As an occasional feature on TELOSscope, we highlight a past Telos article whose critical insights continue to illuminate our thinking and challenge our assumptions. Today, Robert Wyllie looks at Luciano Pellicani’s “Weber and the Myth of Calvinism,” from Telos 75 (Spring 1988).

In his exchange with Adrian Pabst in Telos 162, Luciano Pellicani argues that the United States’ constitutional founding comes “in clear opposition to the theocratic model of the Puritan Fathers” (160). The Founding Fathers’ radical commitment to the Enlightenment, Pellicani claims, was the opening salvo in the contemporary culture war still raging in America.
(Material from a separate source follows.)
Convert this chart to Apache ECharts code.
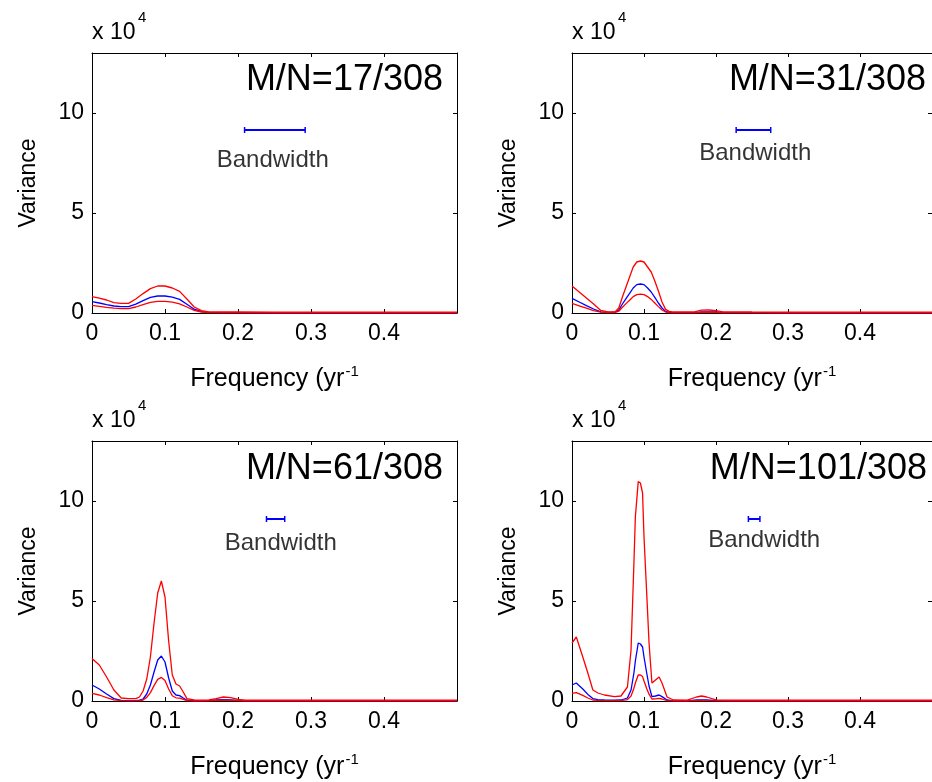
<!DOCTYPE html>
<html><head><meta charset="utf-8">
<script src="https://cdn.jsdelivr.net/npm/echarts@6/dist/echarts.min.js"></script>
<style>html,body{margin:0;padding:0;background:#fff}#c{width:932px;height:782px}</style>
</head><body><div id="c"></div>
<script>
// ---------------- data (variance in units of 10^4) ----------------
const panelTitles = ['M/N=17/308', 'M/N=31/308', 'M/N=61/308', 'M/N=101/308'];
const xTicks = [0, 0.1, 0.2, 0.3, 0.4, 0.5];
const yTicks = [0, 5, 10];

const freq1  = [0,0.01,0.02,0.03,0.04,0.05,0.06,0.07,0.08,0.09,0.1,0.11,0.12,0.13,0.14,0.15,0.16,0.18,0.2,0.25,0.3,0.35,0.4,0.45,0.5];
const upper1 = [0.82,0.74,0.65,0.52,0.48,0.48,0.7,0.97,1.22,1.35,1.35,1.25,1.08,0.7,0.3,0.12,0.06,0.05,0.05,0.04,0.04,0.04,0.04,0.04,0.04];
const est1   = [0.57,0.5,0.42,0.35,0.32,0.32,0.44,0.62,0.78,0.85,0.85,0.79,0.68,0.44,0.19,0.07,0.03,0.02,0.02,0.01,0.01,0.01,0.01,0.01,0.01];
const lower1 = [0.38,0.33,0.28,0.24,0.22,0.22,0.3,0.42,0.53,0.58,0.58,0.54,0.46,0.3,0.13,0.05,0.02,0.01,0.01,0,0,0,0,0,0];

const freq2  = [0,0.01,0.02,0.03,0.04,0.05,0.06,0.065,0.07,0.075,0.08,0.085,0.09,0.095,0.1,0.105,0.11,0.115,0.12,0.125,0.13,0.135,0.14,0.15,0.17,0.18,0.19,0.2,0.21,0.25,0.3,0.35,0.4,0.45,0.5];
const upper2 = [1.35,1.05,0.75,0.45,0.13,0.06,0.07,0.25,0.8,1.3,1.8,2.3,2.55,2.6,2.55,2.3,2.05,1.6,1.1,0.55,0.18,0.08,0.06,0.05,0.06,0.14,0.15,0.12,0.06,0.05,0.04,0.04,0.04,0.04,0.04];
const est2   = [0.73,0.55,0.37,0.2,0.06,0.03,0.04,0.15,0.45,0.72,0.98,1.25,1.42,1.45,1.42,1.25,1.05,0.78,0.5,0.25,0.08,0.03,0.02,0.02,0.02,0.05,0.06,0.05,0.02,0.02,0.01,0.01,0.01,0.01,0.01];
const lower2 = [0.48,0.36,0.24,0.12,0.04,0.02,0.03,0.09,0.29,0.47,0.64,0.82,0.92,0.94,0.92,0.82,0.68,0.5,0.32,0.15,0.05,0.02,0.01,0.01,0.01,0.03,0.04,0.03,0.01,0.01,0,0,0,0,0];

const freq3  = [0,0.01,0.02,0.03,0.04,0.05,0.06,0.065,0.07,0.075,0.08,0.085,0.09,0.095,0.1,0.105,0.11,0.115,0.12,0.125,0.13,0.14,0.15,0.16,0.17,0.18,0.19,0.2,0.21,0.25,0.3,0.35,0.4,0.45,0.5];
const upper3 = [2.13,1.8,1.2,0.55,0.15,0.12,0.12,0.2,0.5,1.1,2.2,3.9,5.4,6.0,5.2,3.0,1.3,0.85,0.75,0.45,0.12,0.05,0.04,0.05,0.12,0.2,0.17,0.08,0.04,0.04,0.04,0.04,0.04,0.04,0.04];
const est3   = [0.8,0.6,0.35,0.12,0.03,0.02,0.02,0.04,0.1,0.35,0.8,1.45,2.05,2.25,1.95,1.15,0.5,0.3,0.27,0.15,0.04,0.01,0.01,0.02,0.05,0.07,0.06,0.03,0.01,0.01,0.01,0.01,0.01,0.01,0.01];
const lower3 = [0.38,0.3,0.17,0.06,0.02,0.01,0.01,0.02,0.05,0.18,0.42,0.77,1.08,1.18,1.02,0.6,0.26,0.16,0.14,0.08,0.02,0,0,0.01,0.03,0.04,0.03,0.02,0,0,0,0,0,0,0];

const freq4  = [0,0.006,0.015,0.022,0.029,0.036,0.045,0.059,0.068,0.077,0.082,0.086,0.088,0.092,0.095,0.098,0.1,0.104,0.107,0.111,0.116,0.121,0.125,0.132,0.141,0.16,0.173,0.18,0.187,0.2,0.22,0.25,0.3,0.35,0.4,0.45,0.5];
const upper4 = [2.9,3.2,2.2,1.4,0.55,0.4,0.3,0.22,0.25,0.7,2.55,6.9,9.2,10.97,10.9,10.4,8.2,5.2,2.9,0.9,1.05,1.2,0.9,0.2,0.05,0.04,0.2,0.25,0.2,0.06,0.04,0.04,0.04,0.04,0.04,0.04,0.04];
const est4   = [0.8,0.9,0.6,0.33,0.12,0.07,0.05,0.04,0.05,0.15,0.55,1.4,2.0,2.9,2.85,2.7,2.2,1.35,0.75,0.22,0.25,0.3,0.22,0.05,0.01,0.01,0.05,0.06,0.05,0.02,0.01,0.01,0.01,0.01,0.01,0.01,0.01];
const lower4 = [0.38,0.42,0.28,0.15,0.05,0.03,0.02,0.02,0.02,0.07,0.25,0.64,0.9,1.3,1.3,1.22,1.0,0.6,0.34,0.1,0.11,0.13,0.1,0.02,0,0,0.02,0.03,0.02,0.01,0,0,0,0,0,0,0];

// bandwidth bars (frequency extent) and their level, label anchor (data units)
const bwStart  = [0.209, 0.228, 0.239, 0.245];
const bwEnd    = [0.292, 0.276, 0.264, 0.261];
const bwLevel  = [9.15, 9.15, 9.1, 9.1];
const bwLabelX = [0.2476, 0.2545, 0.2586, 0.2669];
const bwLabelY = [7.65, 8.0, 7.9, 8.05];

// ---------------- chart ----------------
const FONT = '"Liberation Sans", Arial, sans-serif';
const panels = [
  {f: freq1, u: upper1, e: est1, l: lower1},
  {f: freq2, u: upper2, e: est2, l: lower2},
  {f: freq3, u: upper3, e: est3, l: lower3},
  {f: freq4, u: upper4, e: est4, l: lower4}
];
const gridPos = [
  {left: 92,  top: 53,  width: 365, height: 260},
  {left: 572, top: 53,  width: 364, height: 260},
  {left: 92,  top: 441, width: 365, height: 260},
  {left: 572, top: 441, width: 364, height: 260}
];
const zip = (a, b) => a.map((v, i) => [v, b[i]]);
const xMin = xTicks[0], xMax = xTicks[xTicks.length - 1], xInt = xTicks[1] - xTicks[0];
const yInt = yTicks[1] - yTicks[0];

const grid = [], xAxis = [], yAxis = [], series = [], graphic = [];
const axisCommon = (i) => ({
  type: 'value', gridIndex: i,
  axisLine: {show: true, onZero: false, lineStyle: {color: '#000', width: 1}},
  axisTick: {show: true, inside: true, length: 4, lineStyle: {color: '#000'}},
  splitLine: {show: false}
});
gridPos.forEach((g, i) => {
  grid.push(Object.assign({containLabel: false}, g));
  xAxis.push(Object.assign(axisCommon(i), {
    min: xMin, max: xMax, interval: xInt, position: 'bottom',
    axisLabel: {show: true, showMaxLabel: false, color: '#000', fontSize: 23, fontFamily: FONT, margin: 9},
    name: '{a|Frequency (yr}{b|-1}', nameLocation: 'middle', nameGap: 51,
    nameTextStyle: {rich: {
      a: {fontSize: 25, fontFamily: FONT, color: '#000', verticalAlign: 'bottom'},
      b: {fontSize: 15, fontFamily: FONT, color: '#000', verticalAlign: 'bottom', padding: [0, 0, 13, 1]}
    }}
  }));
  yAxis.push(Object.assign(axisCommon(i), {
    min: 0, max: 13, interval: yInt, position: 'left',
    axisLabel: {show: true, showMaxLabel: false, color: '#000', fontSize: 23, fontFamily: FONT, margin: 8},
    name: 'Variance', nameLocation: 'middle', nameGap: 52,
    nameTextStyle: {fontSize: 23, fontFamily: FONT, color: '#000'}
  }));
});
gridPos.forEach((g, i) => {
  xAxis.push(Object.assign(axisCommon(i), {min: xMin, max: xMax, interval: xInt, position: 'top', axisLabel: {show: false}}));
  yAxis.push(Object.assign(axisCommon(i), {min: 0, max: 13, interval: yInt, position: 'right', axisLabel: {show: false}}));
});

panels.forEach((p, i) => {
  const lineBase = {type: 'line', xAxisIndex: i, yAxisIndex: i, showSymbol: false, symbol: 'none', animation: false, silent: true};
  series.push(Object.assign({}, lineBase, {data: zip(p.f, p.e), lineStyle: {color: '#0000ff', width: 1.3}, z: 3}));
  series.push(Object.assign({}, lineBase, {data: zip(p.f, p.l), lineStyle: {color: '#ff0000', width: 1.3}, z: 4}));
  series.push(Object.assign({}, lineBase, {data: zip(p.f, p.u), lineStyle: {color: '#ff0000', width: 1.3}, z: 4}));
  series.push({
    type: 'custom', xAxisIndex: i, yAxisIndex: i, animation: false, silent: true, z: 5,
    data: [[bwStart[i], bwEnd[i], bwLevel[i]]],
    renderItem: (params, api) => {
      const s = api.coord([api.value(0), api.value(2)]);
      const e = api.coord([api.value(1), api.value(2)]);
      const h = 3;
      return {type: 'group', children: [
        {type: 'line', shape: {x1: s[0], y1: s[1], x2: e[0], y2: e[1]}, style: {stroke: '#0000ff', lineWidth: 2}},
        {type: 'line', shape: {x1: s[0], y1: s[1] - h, x2: s[0], y2: s[1] + h}, style: {stroke: '#0000ff', lineWidth: 1.5}},
        {type: 'line', shape: {x1: e[0], y1: e[1] - h, x2: e[0], y2: e[1] + h}, style: {stroke: '#0000ff', lineWidth: 1.5}}
      ]};
    }
  });
  series.push({
    type: 'scatter', xAxisIndex: i, yAxisIndex: i, animation: false, silent: true, symbolSize: 0, z: 5,
    data: [[bwLabelX[i], bwLabelY[i]]],
    label: {show: true, position: 'inside', formatter: 'Bandwidth', color: '#000', textBorderWidth: 0,
            fontSize: 24, fontFamily: FONT}
  });
});

// panel titles and exponent labels
const titlePos = [[443, 80], [926, 80], [443, 469], [927, 469]];
panelTitles.forEach((t, i) => {
  graphic.push({type: 'text', x: titlePos[i][0], y: titlePos[i][1], silent: true,
    style: {text: t, fill: '#000', font: '36px ' + FONT, textAlign: 'right', textVerticalAlign: 'middle'}});
  const g = gridPos[i];
  graphic.push({type: 'text', x: g.left, y: g.top - 20, silent: true,
    style: {text: 'x 10', fill: '#000', font: '23px ' + FONT, textAlign: 'left', textVerticalAlign: 'middle'}});
  graphic.push({type: 'text', x: g.left + 46, y: g.top - 35, silent: true,
    style: {text: '4', fill: '#000', font: '15px ' + FONT, textAlign: 'left', textVerticalAlign: 'middle'}});
});

const chart = echarts.init(document.getElementById('c'), null, {renderer: 'canvas'});
chart.setOption({
  animation: false,
  backgroundColor: '#fff',
  textStyle: {fontFamily: FONT},
  grid, xAxis, yAxis, series, graphic
});
</script></body></html>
On one side there has always been the “commercial society ruled by a wealthy bourgeoisie” (155) aligned with the Enlightenment critique of religion (the deism of Paine and Jefferson) behind a secular constitution. On the other side is a populist religious opposition to the Constitution. The medieval and theocratic spirit of the Puritans, Pellicani explains, runs through the eighteenth-century Great Awakening all the way to the modern Christian Coalition. Pabst’s counter-argument proposes that Pellicani’s argument “is all too Protestant in its divorce of rationality from belief” (171). According to Pabst, Calvinism contributed decisively to the secularization of European society and the growth of North American capitalism (166). Pellicani’s hostility to this thesis has a long history in the pages of Telos.